**Exercise description**
The line containing "Generate a LaTeX" marks the start; extract exactly from it through the last line of the entries, and omit any pictures.

**Data for processing**

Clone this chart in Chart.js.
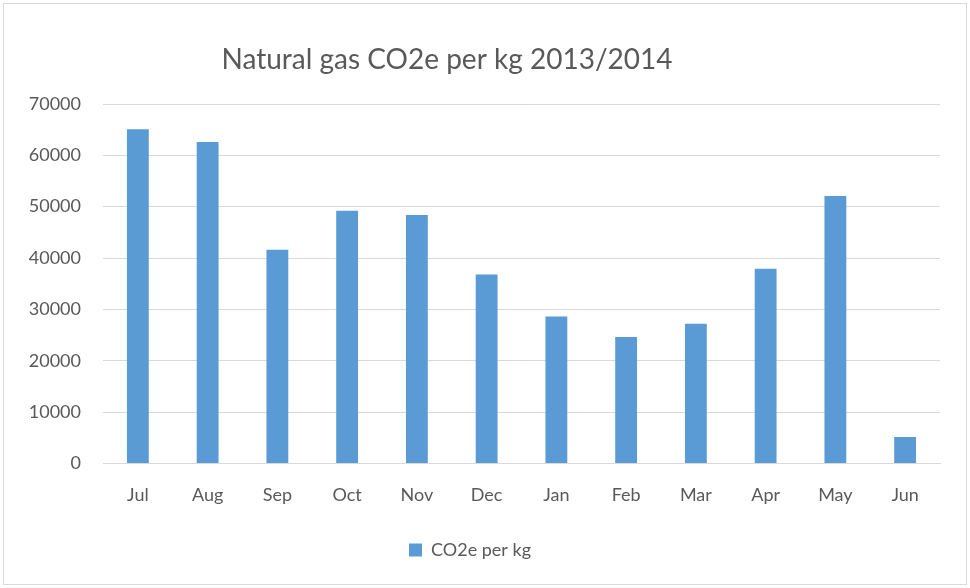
<!DOCTYPE html>
<html>
<head>
<meta charset="utf-8">
<script src="https://cdn.jsdelivr.net/npm/chart.js@4"></script>
<style>
  html, body { margin: 0; padding: 0; background: #fff; }
  #wrap { width: 970px; height: 588px; position: relative; }
</style>
</head>
<body>
<div id="wrap"><canvas id="chart" width="970" height="588"></canvas></div>
<script>
const months = ['Jul', 'Aug', 'Sep', 'Oct', 'Nov', 'Dec', 'Jan', 'Feb', 'Mar', 'Apr', 'May', 'Jun']
const co2ePerKg = [65100, 62600, 41600, 49200, 48400, 36800, 28600, 24600, 27200, 37900, 52100, 5150]
const chartTitle = 'Natural gas CO2e per kg 2013/2014'
const seriesLabel = 'CO2e per kg'

const fontFamily = 'Lato, "Open Sans", sans-serif'
const textColor = '#595959'
const gridColor = '#d9d9d9'
const barColor = '#5b9bd5'

// frame round the whole chart plus the title, Excel style
const framePlugin = {
    id: 'frame',
    beforeDraw(chart) {
        const ctx = chart.ctx
        ctx.save()
        ctx.fillStyle = '#fff'
        ctx.fillRect(0, 0, chart.width, chart.height)
        ctx.strokeStyle = gridColor
        ctx.lineWidth = 1
        ctx.strokeRect(3.5, 3.5, chart.width - 7, chart.height - 7)
        ctx.restore()
    },
    afterDraw(chart) {
        const ctx = chart.ctx
        ctx.save()
        ctx.font = '28px ' + fontFamily
        ctx.fillStyle = textColor
        ctx.textAlign = 'center'
        ctx.textBaseline = 'middle'
        ctx.fillText(chartTitle, 447, 60)
        ctx.restore()
    }
}

Chart.defaults.animation = false
Chart.defaults.font.family = fontFamily
Chart.defaults.color = textColor

new Chart(document.getElementById('chart'), {
    type: 'bar',
    data: {
        labels: months,
        datasets: [{
            label: seriesLabel,
            data: co2ePerKg,
            backgroundColor: barColor,
            borderWidth: 0,
            barPercentage: 0.313,
            categoryPercentage: 1.0,
        }]
    },
    options: {
        responsive: false,
        maintainAspectRatio: false,
        layout: {
            padding: { top: 104, left: 0, right: 30, bottom: 19 }
        },
        scales: {
            y: {
                min: 0,
                max: 70000,
                afterFit: (axis) => { axis.width = 103 },
                ticks: {
                    stepSize: 10000,
                    padding: 22,
                    font: { size: 18 },
                    color: textColor,
                    callback: (v) => String(v),
                },
                grid: { color: gridColor, drawTicks: false },
                border: { display: false },
            },
            x: {
                ticks: {
                    padding: 21,
                    font: { size: 18 },
                    color: textColor,
                },
                grid: { display: false, drawTicks: false },
                border: { color: gridColor },
            },
        },
        plugins: {
            legend: {
                position: 'bottom',
                labels: {
                    boxWidth: 13,
                    boxHeight: 13,
                    padding: 14,
                    font: { size: 18 },
                    color: textColor,
                },
            },
            title: { display: false },
            tooltip: { enabled: false },
        },
    },
    plugins: [framePlugin]
})
</script>
</body>
</html>
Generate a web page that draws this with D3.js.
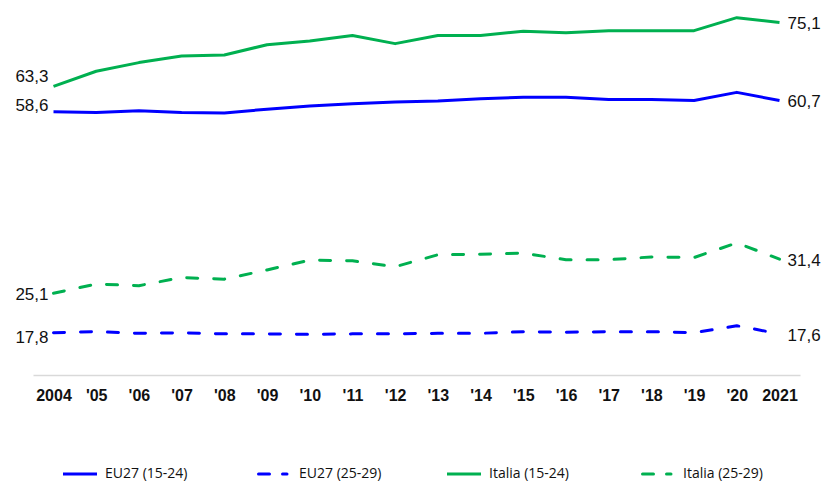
<!DOCTYPE html>
<html>
<head>
<meta charset="utf-8">
<script src="https://cdn.jsdelivr.net/npm/d3@7"></script>
<style>
  body { margin: 0; background: #fff; }
  svg { display: block; }
</style>
</head>
<body>
<svg id="chart" width="828" height="483"></svg>
<script>
// years and tick labels
const years = d3.range(2004, 2022);
const tickLabels = ["2004", "'05", "'06", "'07", "'08", "'09", "'10", "'11", "'12",
  "'13", "'14", "'15", "'16", "'17", "'18", "'19", "'20", "2021"];

// series
const eu1524 = [58.6, 58.5, 58.8, 58.5, 58.4, 59.1, 59.7, 60.1, 60.4, 60.6, 61.0, 61.3, 61.3, 60.9, 60.9, 60.7, 62.2, 60.7];
const eu2529 = [17.8, 18.0, 17.7, 17.8, 17.6, 17.6, 17.5, 17.6, 17.6, 17.7, 17.7, 18.0, 17.9, 18.0, 18.0, 17.8, 19.1, 17.6];
const it1524 = [63.3, 66.1, 67.7, 68.9, 69.1, 71.0, 71.7, 72.7, 71.2, 72.7, 72.7, 73.5, 73.2, 73.6, 73.6, 73.6, 76.0, 75.1];
const it2529 = [25.1, 26.8, 26.5, 28.0, 27.7, 29.4, 31.2, 31.1, 30.0, 32.2, 32.3, 32.5, 31.3, 31.3, 31.8, 31.7, 34.4, 31.4];

const seriesNames = ["EU27 (15-24)", "EU27 (25-29)", "Italia (15-24)", "Italia (25-29)"];

const blue = "#0000ff";
const green = "#00b050";

let series = [
  {name: seriesNames[0], values: eu1524, color: blue, dashed: false, dyL: -7, dyR: 1},
  {name: seriesNames[1], values: eu2529, color: blue, dashed: true, dyL: 4, dyR: 1},
  {name: seriesNames[2], values: it1524, color: green, dashed: false, dyL: -10, dyR: 1},
  {name: seriesNames[3], values: it2529, color: green, dashed: true, dyL: 1, dyR: 1}
];

let svg = d3.select("#chart");

let x = d3.scalePoint().domain(years).range([33, 800]).padding(0.48);
let y = d3.scaleLinear().domain([10, 80]).range([375, -4]);

// x axis
let xAxis = svg.append("g")
  .attr("transform", "translate(0,375)")
  .call(d3.axisBottom(x).tickSize(0).tickPadding(15).tickFormat((d, i) => tickLabels[i]));
xAxis.select(".domain").attr("stroke", "#d9d9d9").attr("stroke-width", 1.5);
xAxis.selectAll("text")
  .attr("font-family", "Liberation Sans, Arial, sans-serif")
  .attr("font-size", 16)
  .attr("font-weight", "bold")
  .attr("fill", "#111");

let line = d3.line()
  .x((d, i) => x(years[i]))
  .y(d => y(d));

let fmt = v => v.toFixed(1).replace(".", ",");

series.forEach(s => {
  svg.append("path")
    .datum(s.values)
    .attr("fill", "none")
    .attr("stroke", s.color)
    .attr("stroke-width", 3)
    .attr("stroke-linecap", s.dashed ? "round" : "butt")
    .attr("stroke-linejoin", "round")
    .attr("stroke-dasharray", s.dashed ? "11,16" : null)
    .attr("d", line);

  // first and last value labels
  svg.append("text")
    .attr("x", x(years[0]) - 5)
    .attr("y", y(s.values[0]) + s.dyL)
    .attr("dy", "0.35em")
    .attr("text-anchor", "end")
    .attr("font-family", "Liberation Sans, Arial, sans-serif")
    .attr("font-size", 17)
    .attr("fill", "#111")
    .text(fmt(s.values[0]));
  svg.append("text")
    .attr("x", x(years[years.length - 1]) + 8)
    .attr("y", y(s.values[s.values.length - 1]) + s.dyR)
    .attr("dy", "0.35em")
    .attr("font-family", "Liberation Sans, Arial, sans-serif")
    .attr("font-size", 17)
    .attr("fill", "#111")
    .text(fmt(s.values[s.values.length - 1]));
});

// legend
let legendX = [63, 257, 447, 641];
let legend = svg.append("g").attr("transform", "translate(0,474)");
series.forEach((s, i) => {
  let g = legend.append("g").attr("transform", `translate(${legendX[i]},0)`);
  g.append("line")
    .attr("x1", s.dashed ? 1.5 : 0).attr("x2", s.dashed ? 30 : 34)
    .attr("y1", 0).attr("y2", 0)
    .attr("stroke", s.color)
    .attr("stroke-width", 3)
    .attr("stroke-linecap", s.dashed ? "round" : "butt")
    .attr("stroke-dasharray", s.dashed ? "11,13" : null);
  g.append("text")
    .attr("x", 42)
    .attr("dy", "0.32em")
    .attr("font-family", "Open Sans, sans-serif")
    .attr("font-size", 14)
    .attr("fill", "#111")
    .text(s.name);
});
</script>
</body>
</html>
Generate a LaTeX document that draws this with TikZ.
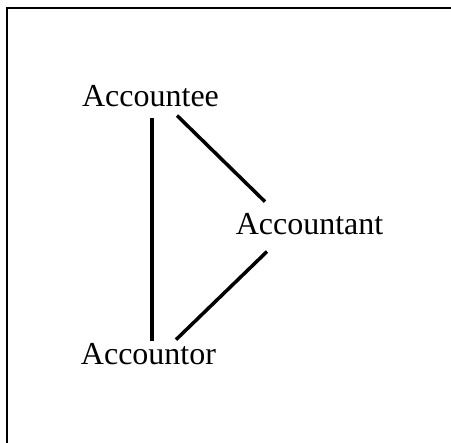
\documentclass[tikz,border=0pt]{standalone}
\usepackage{fontspec}
\setmainfont{Liberation Serif}
\begin{document}
\begin{tikzpicture}[x=1pt,y=-1pt,
  lbl/.style={anchor=base,inner sep=0pt,font=\fontsize{32}{36}\selectfont},
  link/.style={line width=3.5pt},
  frame/.style={line width=2pt}]
\useasboundingbox (0,0) rectangle (451,443);
\draw[frame] (7,443) -- (7,8) -- (451,8);
\node[lbl] (ee) at (150.5,107) {Accountee};
\node[lbl] (ant) at (309.5,235) {Accountant};
\node[lbl] (or) at (148.5,365) {Accountor};
\draw[link] ([shift={(1.5,10)}]ee.south) -- ([shift={(3.5,-3)}]or.north);
\draw[link] ([shift={(26.5,8)}]ee.south) -- ([shift={(-44.5,-12)}]ant.north);
\draw[link] ([shift={(-42.5,16)}]ant.south) -- ([shift={(27.5,-4)}]or.north);
\end{tikzpicture}
\end{document}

**Solution**
Generate a LaTeX document that draws this with TikZ.
\documentclass[tikz,border=0pt]{standalone}
\usepackage{fontspec}
\setmainfont{Liberation Serif}
\begin{document}
\begin{tikzpicture}[x=1pt,y=-1pt,
  lbl/.style={anchor=base,inner sep=0pt,font=\fontsize{32}{36}\selectfont},
  link/.style={line width=3.5pt},
  frame/.style={line width=2pt}]
\useasboundingbox (0,0) rectangle (451,443);
\draw[frame] (7,443) -- (7,8) -- (451,8);
\node[lbl] (ee) at (150.5,107) {Accountee};
\node[lbl] (ant) at (309.5,235) {Accountant};
\node[lbl] (or) at (148.5,365) {Accountor};
\draw[link] ([shift={(1.5,10)}]ee.south) -- ([shift={(3.5,-3)}]or.north);
\draw[link] ([shift={(26.5,8)}]ee.south) -- ([shift={(-44.5,-12)}]ant.north);
\draw[link] ([shift={(-42.5,16)}]ant.south) -- ([shift={(27.5,-4)}]or.north);
\end{tikzpicture}
\end{document}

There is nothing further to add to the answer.